_Data provided:_
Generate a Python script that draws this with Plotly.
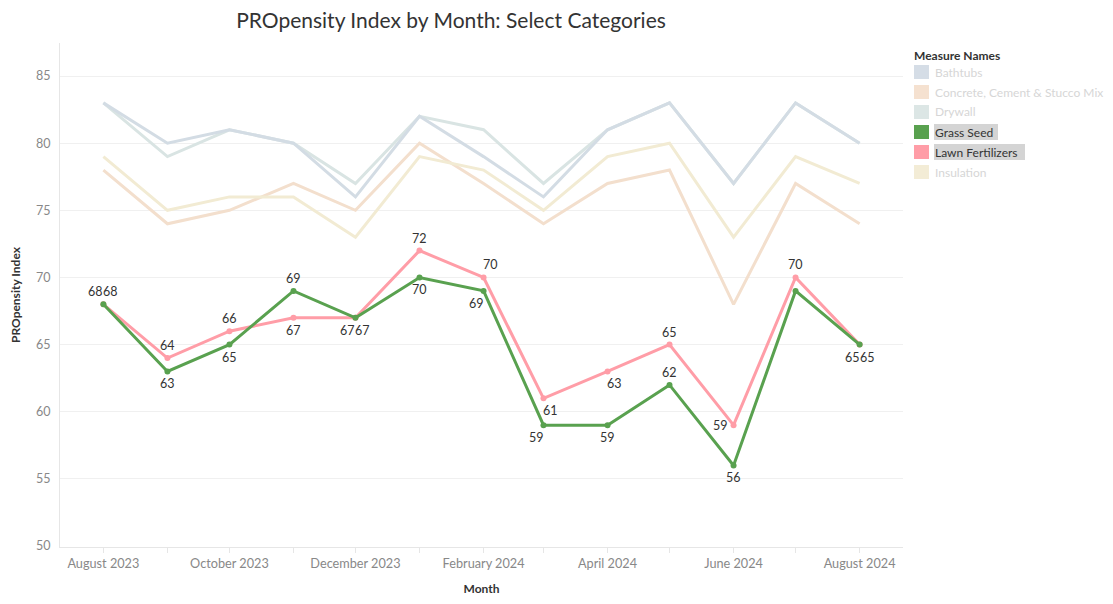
import plotly.graph_objects as go

months = ["2023-08-01", "2023-09-01", "2023-10-01", "2023-11-01", "2023-12-01", "2024-01-01",
          "2024-02-01", "2024-03-01", "2024-04-01", "2024-05-01", "2024-06-01", "2024-07-01", "2024-08-01"]
tick_labels = ["August 2023", "", "October 2023", "", "December 2023", "", "February 2024", "",
               "April 2024", "", "June 2024", "", "August 2024"]

bathtubs = [83, 80, 81, 80, 76, 82, 79, 76, 81, 83, 77, 83, 80]
concrete = [78, 74, 75, 77, 75, 80, 77, 74, 77, 78, 68, 77, 74]
drywall = [83, 79, 81, 80, 77, 82, 81, 77, 81, 83, 77, 83, 80]
insulation = [79, 75, 76, 76, 73, 79, 78, 75, 79, 80, 73, 79, 77]
grass_seed = [68, 63, 65, 69, 67, 70, 69, 59, 59, 62, 56, 69, 65]
lawn_fert = [68, 64, 66, 67, 67, 72, 70, 61, 63, 65, 59, 70, 65]

legend_names = ["Bathtubs", "Concrete, Cement & Stucco Mix", "Drywall", "Grass Seed",
                "Lawn Fertilizers", "Insulation"]

# label placement codes (style only)
grass_pos = ["tl", "b", "b", "t", "bl", "b", "bL", "bL", "b", "t", "b", None, "bl"]
lawn_pos = ["tr", "t", "t", "b", "br", "t", "tR", "bR", "bR", "t", "l", "t", "br"]

FONT = "Lato"
OFF = 8  # page body margin
fig = go.Figure()

for vals, col in [(drywall, "#d9e4e3"), (concrete, "#f3dfcd"), (insulation, "#f2ebd3"), (bathtubs, "#d3dce4")]:
    fig.add_trace(go.Scatter(x=months, y=vals, mode="lines", line=dict(color=col, width=3),
                             showlegend=False, hoverinfo="skip"))

fig.add_trace(go.Scatter(x=months, y=lawn_fert, mode="lines+markers",
                         line=dict(color="#ff9da7", width=3), marker=dict(size=6, color="#ff9da7"),
                         showlegend=False))
fig.add_trace(go.Scatter(x=months, y=grass_seed, mode="lines+markers",
                         line=dict(color="#59a14f", width=3), marker=dict(size=6, color="#59a14f"),
                         showlegend=False))

pos_map = {
    "t": ("center", "bottom", 0, 3),
    "b": ("center", "top", 0, -3),
    "tl": ("right", "bottom", 2, 3),
    "tr": ("left", "bottom", -2, 3),
    "bl": ("right", "top", 2, -3),
    "br": ("left", "top", -2, -3),
    "l": ("right", "middle", -4, 0),
    "tR": ("center", "bottom", 7, 3),
    "bR": ("center", "top", 7, -3),
    "bL": ("center", "top", -7, -3),
}
for vals, poss in [(grass_seed, grass_pos), (lawn_fert, lawn_pos)]:
    for m, v, p in zip(months, vals, poss):
        if p is None:
            continue
        xa, ya, xs, ys = pos_map[p]
        fig.add_annotation(x=m, y=v, text=str(v), showarrow=False, xanchor=xa, yanchor=ya,
                           xshift=xs, yshift=ys, font=dict(family=FONT, size=12.5, color="#333333"))

# figure size (page has an 8px body margin)
W, H = 1113 - OFF, 604 - OFF
L, R, T, B = 60 - OFF, 903 - OFF, 43 - OFF, 547 - OFF


def px(xp):
    return (xp - OFF - L) / (R - L)


def py(yp):
    return (B - (yp - OFF)) / (B - T)


# custom legend
fig.add_annotation(xref="paper", yref="paper", x=px(912), y=py(55), text="<b>Measure Names</b>",
                   showarrow=False, xanchor="left", yanchor="middle",
                   font=dict(family=FONT, size=12, color="#333333"))
sw_cols = ["#d5dde6", "#f5e1d0", "#dce6e5", "#59a14f", "#ff9da7", "#f3ecd6"]
selected = [False, False, False, True, True, False]
hl_width = [0, 0, 0, 64, 91, 0]
for i, (name, col, sel, hw) in enumerate(zip(legend_names, sw_cols, selected, hl_width)):
    cy = 72 + i * 20
    fig.add_shape(type="rect", xref="paper", yref="paper", x0=px(914), x1=px(929), y0=py(cy - 7),
                  y1=py(cy + 7), fillcolor=col, line=dict(width=0))
    if sel:
        fig.add_shape(type="rect", xref="paper", yref="paper", x0=px(934), x1=px(934 + hw),
                      y0=py(cy - 8), y1=py(cy + 8), fillcolor="#d4d4d4", line=dict(width=0), layer="below")
    fig.add_annotation(xref="paper", yref="paper", x=px(933), y=py(cy), text=name, showarrow=False,
                       xanchor="left", yanchor="middle",
                       font=dict(family=FONT, size=12, color="#333333" if sel else "#d6d6d6"))

fig.update_layout(
    width=W, height=H,
    margin=dict(l=L, r=W - R, t=T, b=H - B),
    plot_bgcolor="white", paper_bgcolor="white",
    title=dict(text="PROpensity Index by Month: Select Categories", x=(451 - OFF) / W, xanchor="center",
               y=1 - (21 - OFF) / H, yanchor="middle", font=dict(family=FONT, size=21, color="#333333")),
    font=dict(family=FONT, color="#333333"),
    xaxis=dict(
        type="date", range=["2023-07-11", "2024-08-22"], automargin=False,
        tickvals=months, ticktext=tick_labels, ticks="outside", ticklen=5, tickcolor="#e6e6e6",
        showgrid=False, showline=True, linecolor="#e6e6e6", zeroline=False,
        tickfont=dict(family=FONT, size=12.7, color="#888888"),
        title=dict(text="<b>Month</b>", font=dict(family=FONT, size=12, color="#333333"), standoff=14),
    ),
    yaxis=dict(
        range=[49.93, 87.46], tickvals=[50, 55, 60, 65, 70, 75, 80, 85], showgrid=True, automargin=False,
        gridcolor="#f0f0f0", zeroline=False, showline=True, linecolor="#e6e6e6",
        tickfont=dict(family=FONT, size=12.5, color="#888888"), ticks="", ticklabelstandoff=6,
        title=dict(text="<b>PROpensity Index</b>", font=dict(family=FONT, size=12, color="#333333"),
                   standoff=15),
    ),
)

fig.write_html("out.html")
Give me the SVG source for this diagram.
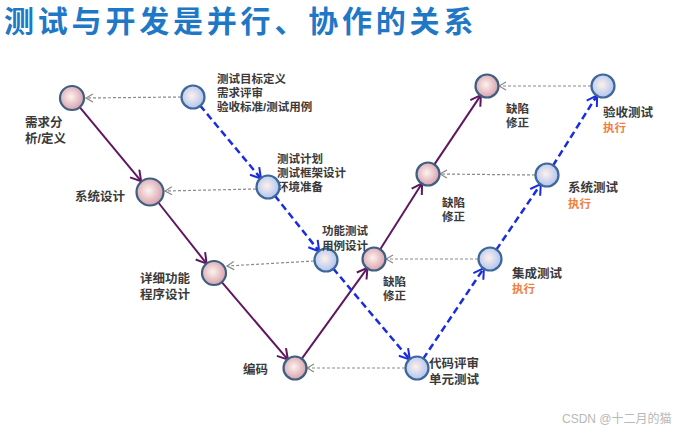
<svg xmlns="http://www.w3.org/2000/svg" width="678" height="433" viewBox="0 0 678 433">
<defs>
<radialGradient id="gp" cx="0.45" cy="0.45" r="0.6">
<stop offset="0" stop-color="#fdf3ee"/>
<stop offset="1" stop-color="#d49aa8"/>
</radialGradient>
<radialGradient id="gb" cx="0.45" cy="0.45" r="0.6">
<stop offset="0" stop-color="#fdf1ea"/>
<stop offset="1" stop-color="#a9c0f2"/>
</radialGradient>
<marker id="ap" markerUnits="userSpaceOnUse" markerWidth="14" markerHeight="14" viewBox="0 0 14 14" refX="12" refY="7" orient="auto">
<path d="M2,1 L12,7 L2,13" fill="none" stroke="#5e1860" stroke-width="2"/>
</marker>
<marker id="ab" markerUnits="userSpaceOnUse" markerWidth="14" markerHeight="14" viewBox="0 0 14 14" refX="12" refY="7" orient="auto">
<path d="M2,1 L12,7 L2,13" fill="none" stroke="#1a2ce0" stroke-width="2"/>
</marker>
<marker id="ag" markerUnits="userSpaceOnUse" markerWidth="10" markerHeight="10" viewBox="0 0 10 10" refX="9" refY="5" orient="auto">
<path d="M2,1 L9,5 L2,9" fill="none" stroke="#888" stroke-width="1.2"/>
</marker>
</defs>
<style>
.t{font-family:"Liberation Sans","Noto Sans CJK SC",sans-serif;font-weight:bold;fill:#3a3a3a;font-size:12.5px}
.s{font-size:11.5px}
.o{fill:#f08040}
.np{fill:url(#gp);stroke:#3e5f80;stroke-width:2.2}
.nb{fill:url(#gb);stroke:#3d6898;stroke-width:2.2}
.dev{stroke:#5e1860;stroke-width:2;fill:none;marker-end:url(#ap)}
.tst{stroke:#1a2ce0;stroke-width:2.5;stroke-dasharray:7,4;fill:none;marker-end:url(#ab)}
.ref{stroke:#8a8a8a;stroke-width:1.2;stroke-dasharray:3,2;fill:none;marker-end:url(#ag)}
</style>
<rect width="678" height="433" fill="#fff"/>
<text x="4" y="32" font-family="'Liberation Sans','Noto Sans CJK SC',sans-serif" font-weight="bold" font-size="30" letter-spacing="3.8" fill="#1f78c6">测试与开发是并行、协作的关系</text>

<g id="labels-under">
<text class="t s" x="277" y="163">测试计划</text>
<text class="t s" x="277" y="177">测试框架设计</text>
<text class="t s" x="277" y="191">环境准备</text>
</g>

<g id="connectors">
<line class="dev" x1="79.7" y1="107.2" x2="141.1" y2="181.2"/>
<line class="dev" x1="158.7" y1="203" x2="206.6" y2="263.6"/>
<line class="dev" x1="221.8" y1="282.1" x2="287.9" y2="359.6"/>
<line class="dev" x1="301.5" y1="359.1" x2="367.5" y2="267.9"/>
<line class="dev" x1="379.9" y1="249.7" x2="422.1" y2="183.3"/>
<line class="dev" x1="434.1" y1="164.9" x2="480.9" y2="95.1"/>
<line class="tst" x1="200" y1="105.4" x2="261" y2="178.6"/>
<line class="tst" x1="274.8" y1="195.6" x2="319.2" y2="251.4"/>
<line class="tst" x1="333.1" y1="268.4" x2="409.9" y2="359.6"/>
<line class="tst" x1="423.1" y1="358.9" x2="483.9" y2="268.1"/>
<line class="tst" x1="496.2" y1="249.9" x2="540.8" y2="184.1"/>
<line class="tst" x1="552.9" y1="165.7" x2="597.1" y2="95.3"/>
<line class="ref" x1="181" y1="97" x2="86" y2="98"/>
<line class="ref" x1="256" y1="189" x2="165" y2="191"/>
<line class="ref" x1="314" y1="261" x2="227" y2="266"/>
<line class="ref" x1="405" y1="368" x2="307" y2="368"/>
<line class="ref" x1="478" y1="259" x2="386" y2="259"/>
<line class="ref" x1="535" y1="175" x2="440" y2="174"/>
<line class="ref" x1="591" y1="86" x2="499" y2="86"/>
</g>

<g id="n-req"><circle class="np" cx="72" cy="98" r="12"/><text class="t" x="25" y="127">需求分</text><text class="t" x="25" y="143">析/定义</text></g>
<g id="n-sys"><circle class="np" cx="150" cy="192" r="13.5"/><text class="t" x="75" y="201">系统设计</text></g>
<g id="n-detail"><circle class="np" cx="214" cy="273" r="12"/><text class="t" x="140" y="283">详细功能</text><text class="t" x="140" y="299">程序设计</text></g>
<g id="n-code"><circle class="np" cx="295" cy="368" r="11.5"/><text class="t" x="243" y="374">编码</text></g>
<g id="n-fix1"><circle class="np" cx="374" cy="259" r="11.5"/><text class="t s" x="383" y="286">缺陷</text><text class="t s" x="383" y="300">修正</text></g>
<g id="n-fix2"><circle class="np" cx="428" cy="174" r="11.5"/><text class="t s" x="442" y="207">缺陷</text><text class="t s" x="442" y="221">修正</text></g>
<g id="n-fix3"><circle class="np" cx="487" cy="86" r="11.5"/><text class="t s" x="506" y="113">缺陷</text><text class="t s" x="506" y="127">修正</text></g>

<g id="n-goal"><circle class="nb" cx="193" cy="97" r="11.5"/><text class="t s" x="217" y="83">测试目标定义</text><text class="t s" x="217" y="97">需求评审</text><text class="t s" x="217" y="111">验收标准/测试用例</text></g>
<g id="n-plan"><circle class="nb" cx="268" cy="187" r="11.5"/></g>
<g id="n-case"><circle class="nb" cx="326" cy="260" r="11.5"/><text class="t s" x="322" y="235">功能测试</text><text class="t s" x="322" y="250">用例设计</text></g>
<g id="n-unit"><circle class="nb" cx="417" cy="368" r="11.5"/><text class="t" x="429" y="368">代码评审</text><text class="t" x="429" y="384">单元测试</text></g>
<g id="n-int"><circle class="nb" cx="490" cy="259" r="11.5"/><text class="t" x="512" y="278">集成测试</text><text class="t s o" x="512" y="293">执行</text></g>
<g id="n-systest"><circle class="nb" cx="547" cy="175" r="11.5"/><text class="t" x="568" y="192">系统测试</text><text class="t s o" x="568" y="208">执行</text></g>
<g id="n-acc"><circle class="nb" cx="603" cy="86" r="11.5"/><text class="t" x="603" y="117">验收测试</text><text class="t s o" x="603" y="132">执行</text></g>

<text x="562" y="423" font-family="'Liberation Sans','Noto Sans CJK SC',sans-serif" font-size="12" fill="#b8b8b8">CSDN @十二月的猫</text>
</svg>
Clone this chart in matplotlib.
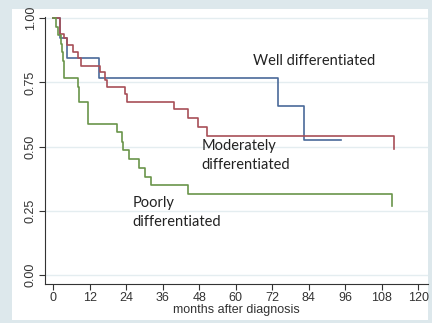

_Short problem:_ Identify lines with the string "this". Copy each one.

_Response:_
Generate a Python script that draws this with Plotly.
Give me the SVG source for this diagram.
Clone this chart in matplotlib.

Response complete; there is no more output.